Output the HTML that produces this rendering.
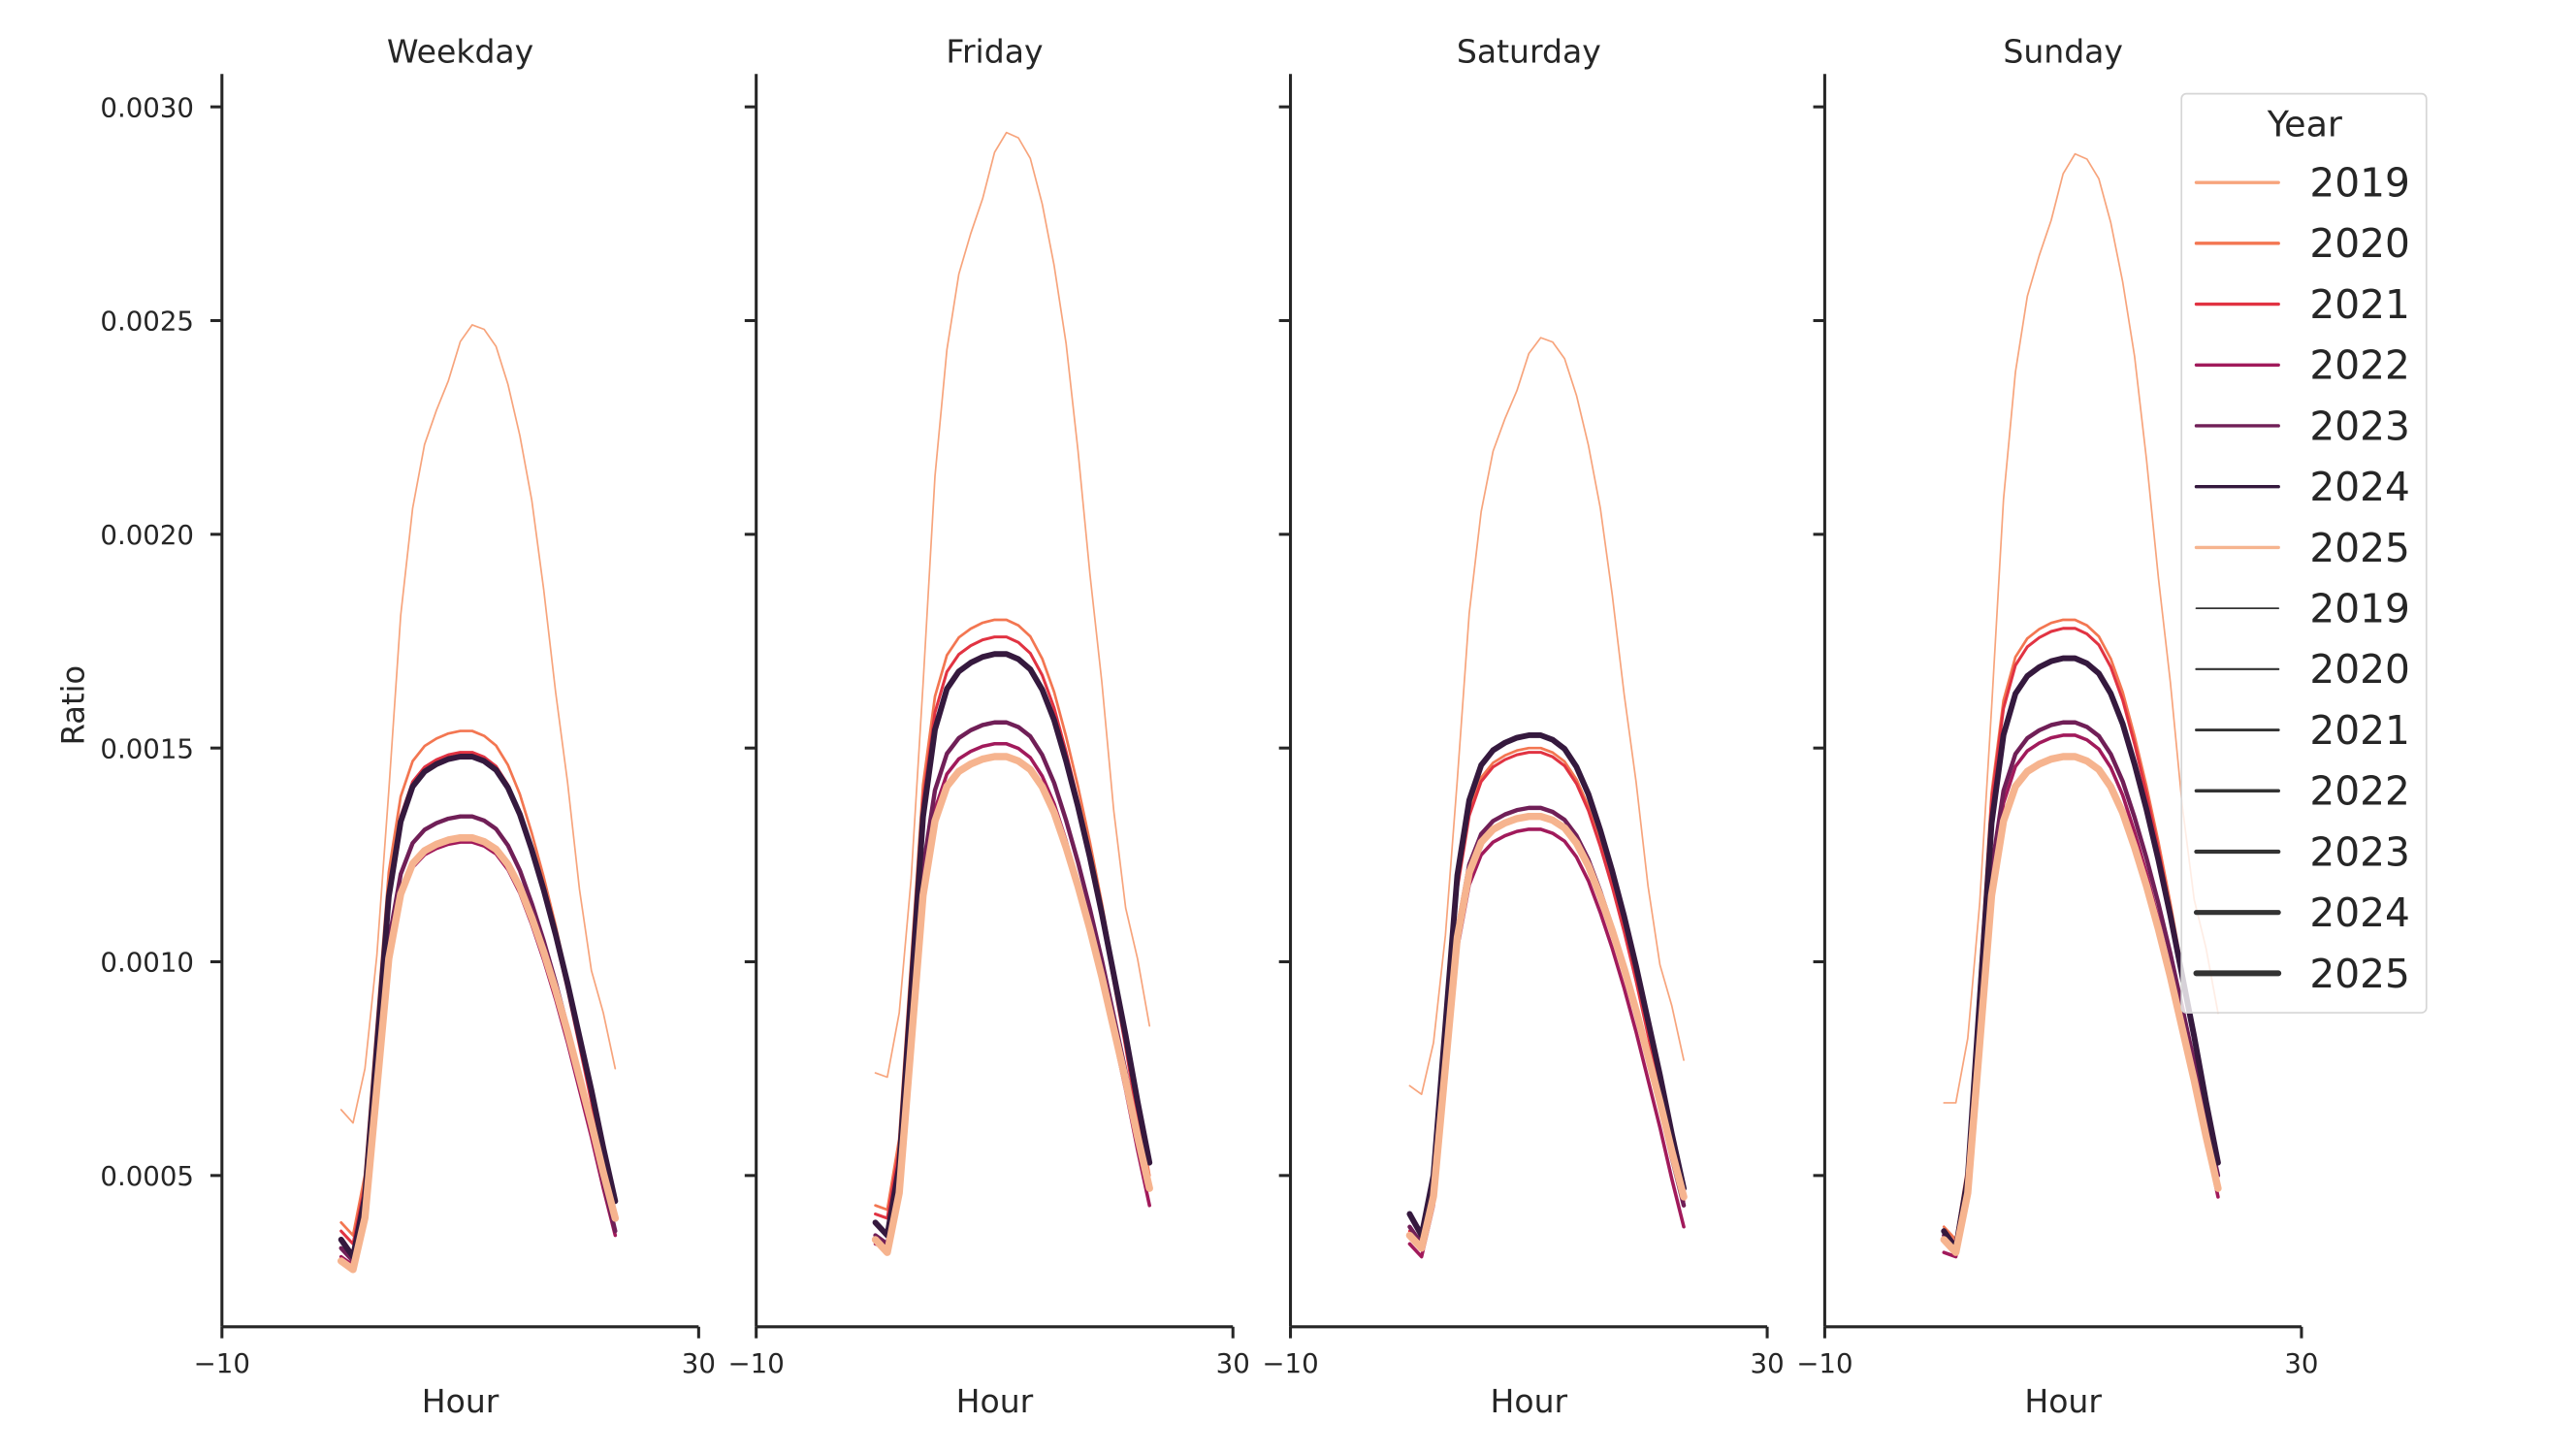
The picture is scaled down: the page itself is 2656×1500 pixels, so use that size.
<!DOCTYPE html>
<html><head><meta charset="utf-8"><style>
html,body{margin:0;padding:0;background:#fff}
svg{display:block}
text{font-family:"DejaVu Sans","Liberation Sans",sans-serif;fill:#262626}
</style></head><body>
<svg id="s" width="2656" height="1500" viewBox="0 0 1567 885" preserveAspectRatio="none" xmlns="http://www.w3.org/2000/svg"></svg>
<script>
var s=document.getElementById('s');var h='';
var panels=[["Weekday",135],["Friday",460],["Saturday",785],["Sunday",1110]];
function Y(v){return 715-(v-0.0005)*260000;}
var r19=[0.017,0,0.068,0.21,0.416,0.636,0.77,0.85,0.893,0.93,0.979,1];
var f19=[1,0.994,0.971,0.92,0.851,0.764,0.644,0.506,0.385,0.241,0.132,0.075,0];
var rO=[0.04,0,0.12,0.42,0.72,0.87,0.94,0.97,0.985,0.995,1,1];
var fO=[1,0.99,0.97,0.93,0.87,0.79,0.7,0.6,0.49,0.37,0.25,0.12,0];
var cols=["#f7a47c","#f37651","#e13342","#a11a5b","#701f57","#35193e","#f6b48f"];
var wid=[1.0,1.6,1.8,2.1,2.6,3.5,4.4];
var D=[
[[.000654,.000623,.00249,.00075],[.00039,.00036,.00154,.0004],[.00037,.00034,.00149,.0004],[.00031,.00029,.00128,.00036],[.00033,.0003,.00134,.00037],[.00035,.00031,.00148,.00044],[.0003,.00028,.00129,.0004]],
[[.00074,.00073,.00294,.00085],[.00043,.00042,.0018,.0005],[.00041,.0004,.00176,.00048],[.00034,.00033,.00151,.00043],[.00036,.00034,.00156,.00047],[.00039,.00036,.00172,.00053],[.00035,.00032,.00148,.00047]],
[[.00071,.00069,.00246,.00077],[.00037,.00035,.0015,.00045],[.00037,.00035,.00149,.00044],[.00034,.00031,.00131,.00038],[.00038,.00034,.00136,.00043],[.00041,.00036,.00153,.00047],[.00036,.00033,.00134,.00045]],
[[.00067,.00067,.00289,.00088],[.00038,.00035,.0018,.0005],[.00037,.00034,.00178,.00049],[.00032,.00031,.00153,.00045],[.00036,.00033,.00156,.0005],[.00037,.00033,.00171,.00053],[.00035,.00032,.00148,.00047]]];
panels.forEach(function(p,pi){
 var x0=p[1];
 h+='<text x="'+(x0+145)+'" y="38" font-size="19.5" text-anchor="middle">'+p[0]+'</text>';
 h+='<line x1="'+x0+'" y1="45" x2="'+x0+'" y2="807" stroke="#262626" stroke-width="1.8"/>';
 h+='<line x1="'+x0+'" y1="807" x2="'+(x0+290)+'" y2="807" stroke="#262626" stroke-width="1.8"/>';
 [x0,x0+290].forEach(function(xx){h+='<line x1="'+xx+'" y1="807" x2="'+xx+'" y2="814" stroke="#262626" stroke-width="1.8"/>';});
 h+='<text x="'+x0+'" y="835" font-size="16.3" text-anchor="middle">−10</text><text x="'+(x0+290)+'" y="835" font-size="16.3" text-anchor="middle">30</text>';
 h+='<text x="'+(x0+145)+'" y="859" font-size="19.5" text-anchor="middle">Hour</text>';
 [0.0005,0.001,0.0015,0.002,0.0025,0.003].forEach(function(v){var y=Y(v);
  h+='<line x1="'+(x0-7)+'" y1="'+y+'" x2="'+x0+'" y2="'+y+'" stroke="#262626" stroke-width="1.8"/>';
  if(pi==0)h+='<text x="118" y="'+(y+6)+'" font-size="16.3" text-anchor="end">'+v.toFixed(4)+'</text>';});
 D[pi].forEach(function(q,k){
  var r=k==0?r19:rO,f=k==0?f19:fO,pts=[];
  for(var t=0;t<=23;t++){var v;
   if(t==0)v=q[0];else if(t<=11)v=q[1]+(q[2]-q[1])*r[t];else v=q[3]+(q[2]-q[3])*f[t-11];
   pts.push((x0+72.5+7.25*t).toFixed(2)+','+Y(v).toFixed(2));}
  h+='<polyline points="'+pts.join(' ')+'" fill="none" stroke="'+cols[k]+'" stroke-width="'+wid[k]+'" stroke-linejoin="round" stroke-linecap="round"/>';
 });
});
h+='<text transform="translate(51,429) rotate(-90)" font-size="19" text-anchor="middle">Ratio</text>';
h+='<rect x="1327" y="57" width="149" height="559" rx="3" fill="#fff" fill-opacity="0.8" stroke="#d6d6d6" stroke-width="1"/>';
h+='<text x="1402" y="83" font-size="21.5" text-anchor="middle">Year</text>';
var yrs=[2019,2020,2021,2022,2023,2024,2025];
for(var i=0;i<14;i++){var y=111+37*i;var c=i<7?cols[i]:"#333";var w=i<7?2:[1,1.3,1.7,2.1,2.5,3,3.5][i-7];
 h+='<line x1="1336" y1="'+y+'" x2="1386" y2="'+y+'" stroke="'+c+'" stroke-width="'+w+'" stroke-linecap="round"/>';
 h+='<text x="1405" y="'+(y+8.5)+'" font-size="24">'+yrs[i%7]+'</text>';}
s.innerHTML=h;
</script>
</body></html>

- **EXERCISE**:
Write out the material above again, word for word, minus its pictures.

- **ANSWER TO THIS TASK**:
Output the HTML that produces this rendering.
The picture is scaled down: the page itself is 2656×1500 pixels, so use that size.
<!DOCTYPE html>
<html><head><meta charset="utf-8"><style>
html,body{margin:0;padding:0;background:#fff}
svg{display:block}
text{font-family:"DejaVu Sans","Liberation Sans",sans-serif;fill:#262626}
</style></head><body>
<svg id="s" width="2656" height="1500" viewBox="0 0 1567 885" preserveAspectRatio="none" xmlns="http://www.w3.org/2000/svg"></svg>
<script>
var s=document.getElementById('s');var h='';
var panels=[["Weekday",135],["Friday",460],["Saturday",785],["Sunday",1110]];
function Y(v){return 715-(v-0.0005)*260000;}
var r19=[0.017,0,0.068,0.21,0.416,0.636,0.77,0.85,0.893,0.93,0.979,1];
var f19=[1,0.994,0.971,0.92,0.851,0.764,0.644,0.506,0.385,0.241,0.132,0.075,0];
var rO=[0.04,0,0.12,0.42,0.72,0.87,0.94,0.97,0.985,0.995,1,1];
var fO=[1,0.99,0.97,0.93,0.87,0.79,0.7,0.6,0.49,0.37,0.25,0.12,0];
var cols=["#f7a47c","#f37651","#e13342","#a11a5b","#701f57","#35193e","#f6b48f"];
var wid=[1.0,1.6,1.8,2.1,2.6,3.5,4.4];
var D=[
[[.000654,.000623,.00249,.00075],[.00039,.00036,.00154,.0004],[.00037,.00034,.00149,.0004],[.00031,.00029,.00128,.00036],[.00033,.0003,.00134,.00037],[.00035,.00031,.00148,.00044],[.0003,.00028,.00129,.0004]],
[[.00074,.00073,.00294,.00085],[.00043,.00042,.0018,.0005],[.00041,.0004,.00176,.00048],[.00034,.00033,.00151,.00043],[.00036,.00034,.00156,.00047],[.00039,.00036,.00172,.00053],[.00035,.00032,.00148,.00047]],
[[.00071,.00069,.00246,.00077],[.00037,.00035,.0015,.00045],[.00037,.00035,.00149,.00044],[.00034,.00031,.00131,.00038],[.00038,.00034,.00136,.00043],[.00041,.00036,.00153,.00047],[.00036,.00033,.00134,.00045]],
[[.00067,.00067,.00289,.00088],[.00038,.00035,.0018,.0005],[.00037,.00034,.00178,.00049],[.00032,.00031,.00153,.00045],[.00036,.00033,.00156,.0005],[.00037,.00033,.00171,.00053],[.00035,.00032,.00148,.00047]]];
panels.forEach(function(p,pi){
 var x0=p[1];
 h+='<text x="'+(x0+145)+'" y="38" font-size="19.5" text-anchor="middle">'+p[0]+'</text>';
 h+='<line x1="'+x0+'" y1="45" x2="'+x0+'" y2="807" stroke="#262626" stroke-width="1.8"/>';
 h+='<line x1="'+x0+'" y1="807" x2="'+(x0+290)+'" y2="807" stroke="#262626" stroke-width="1.8"/>';
 [x0,x0+290].forEach(function(xx){h+='<line x1="'+xx+'" y1="807" x2="'+xx+'" y2="814" stroke="#262626" stroke-width="1.8"/>';});
 h+='<text x="'+x0+'" y="835" font-size="16.3" text-anchor="middle">−10</text><text x="'+(x0+290)+'" y="835" font-size="16.3" text-anchor="middle">30</text>';
 h+='<text x="'+(x0+145)+'" y="859" font-size="19.5" text-anchor="middle">Hour</text>';
 [0.0005,0.001,0.0015,0.002,0.0025,0.003].forEach(function(v){var y=Y(v);
  h+='<line x1="'+(x0-7)+'" y1="'+y+'" x2="'+x0+'" y2="'+y+'" stroke="#262626" stroke-width="1.8"/>';
  if(pi==0)h+='<text x="118" y="'+(y+6)+'" font-size="16.3" text-anchor="end">'+v.toFixed(4)+'</text>';});
 D[pi].forEach(function(q,k){
  var r=k==0?r19:rO,f=k==0?f19:fO,pts=[];
  for(var t=0;t<=23;t++){var v;
   if(t==0)v=q[0];else if(t<=11)v=q[1]+(q[2]-q[1])*r[t];else v=q[3]+(q[2]-q[3])*f[t-11];
   pts.push((x0+72.5+7.25*t).toFixed(2)+','+Y(v).toFixed(2));}
  h+='<polyline points="'+pts.join(' ')+'" fill="none" stroke="'+cols[k]+'" stroke-width="'+wid[k]+'" stroke-linejoin="round" stroke-linecap="round"/>';
 });
});
h+='<text transform="translate(51,429) rotate(-90)" font-size="19" text-anchor="middle">Ratio</text>';
h+='<rect x="1327" y="57" width="149" height="559" rx="3" fill="#fff" fill-opacity="0.8" stroke="#d6d6d6" stroke-width="1"/>';
h+='<text x="1402" y="83" font-size="21.5" text-anchor="middle">Year</text>';
var yrs=[2019,2020,2021,2022,2023,2024,2025];
for(var i=0;i<14;i++){var y=111+37*i;var c=i<7?cols[i]:"#333";var w=i<7?2:[1,1.3,1.7,2.1,2.5,3,3.5][i-7];
 h+='<line x1="1336" y1="'+y+'" x2="1386" y2="'+y+'" stroke="'+c+'" stroke-width="'+w+'" stroke-linecap="round"/>';
 h+='<text x="1405" y="'+(y+8.5)+'" font-size="24">'+yrs[i%7]+'</text>';}
s.innerHTML=h;
</script>
</body></html>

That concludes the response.